Con l’istituzione del comune di Corigliano-Rossano (prov. Cosenza), al 31 marzo 2018, il numero delle amministrazioni comunali scende a 7.954. L’evento è sicuramente straordinario per almeno due motivi. Innanzitutto, per la Calabria si tratta della seconda fusione nell’arco di 10 mesi dopo la creazione di Casali del Manco, nato dai soppressi Casole Bruzio, Pedace, Serra Pedace, Spezzano Piccolo e Trenta, tutti in provincia di Cosenza. In secondo luogo, il comune appena istituito dalla fusione di Corigliano Calabro (40.426 abitanti alla data del 1° gennaio 2017) e di Rossano (36.724 residenti) si configura come la terza città più popolosa della regione, dopo Reggio Calabria e Catanzaro, dove vivono 182.551 e 90.240 persone rispettivamente. Insomma, Corigliano-Rossano diventa più grande di città capoluogo di provincia del Sud come Caserta, L’Aquila, Potenza, Matera, e del Nord come Asti, Pavia o Cremona.
A livello nazionale sono circa 5/6 anni che il numero di comuni italiani si sta contraendo come conseguenza delle fusioni di enti che vanno a costituire nuove amministrazioni comunali: è, infatti, dal 2014 che si riducono in media una ventina di comuni all’anno (per lo più con meno di 5.000 ab.), con un picco di 45 comuni in meno nel passaggio dal 2015 al 2016 (Figura 1). Sebbene il ricorso all’istituto della fusione sia ancora episodico e coinvolga un numero di enti “modesto”, stiamo assistendo ad una contrazione volontaria dell’universo dei comuni italiani che non ha precedenti. L’ultima riduzione di rilievo risale infatti al periodo del regime fascista, durante il quale furono soppressi per legge i municipi più piccoli per poi accorparli ai comuni di taglia demografica maggiore.
Attualmente l’orientamento della normativa nazionale è quello di promuovere ed incrementare il ricorso alle fusioni di comuni, per poi conseguire, come obiettivo ultimo, un riordino del territorio capace di rafforzare l’offerta e il grado di efficienza dei servizi erogati ai cittadini.

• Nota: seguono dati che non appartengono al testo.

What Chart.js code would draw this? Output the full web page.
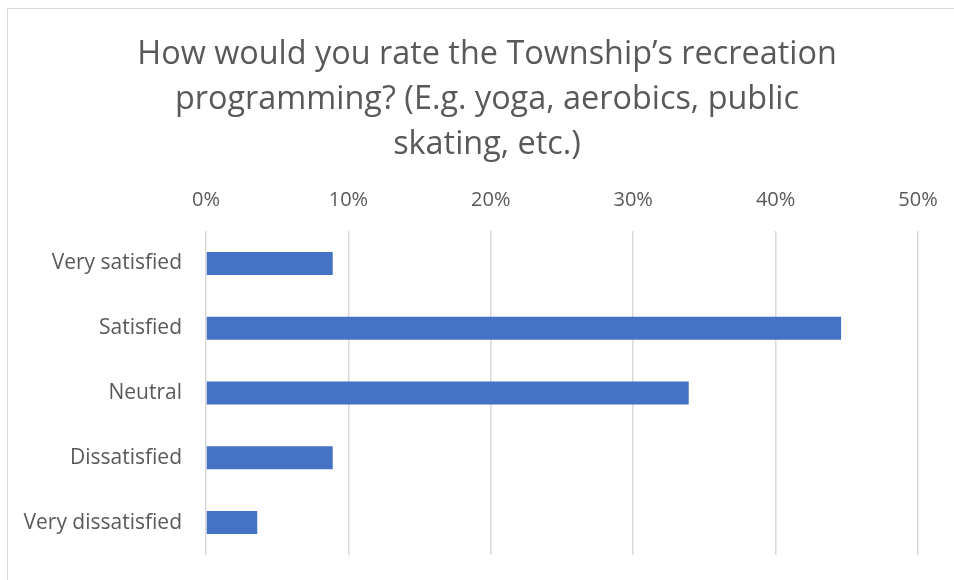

Non a caso sono previste forme di incentivazione statale anche nella Legge di Bilancio 2018 (Legge 27 dicembre 2017, n. 205): il comma 868 dell’articolo 1 incrementa il parametro sulla base del quale è commisurato il contributo straordinario per favorire la fusione dei comuni (a partire dal 2018 sarà pari al 60%, e non più al 50%, dei trasferimenti erariali attribuiti per l’anno 2010); il comma 869, a fronte dell’incremento dei contributi per le fusioni di comuni, accresce la dotazione finanziaria destinata a tale finalità per un importo pari a 10 milioni annui.
Per le casse dei comuni, tali incentivi finanziari, integrati con quelli previsti dalle singole amministrazioni regionali, rappresentano sicuramente una ragione in più per considerare l’opzione della fusione. Tuttavia, decidere di intraprendere un percorso finalizzato ad una fusione intercomunale è cosa ben diversa e più complessa. Accorpare più realtà amministrative è, innanzitutto, un processo politico e sociale, fisiologicamente destinato ad un referendum, che coinvolge una pluralità di attori politici e le popolazioni interessate, un processo durante il quale emerge l’esigenza di conciliare gli interessi delle singole comunità, garantendo un’equa rappresentanza dei territori. A tali complessità si aggiunge la forte incertezza riguardante i risultati attesi da una fusione, non garantibili ex ante, in termini di un concreto recupero di efficacia ed efficienza nell’erogazione dei servizi.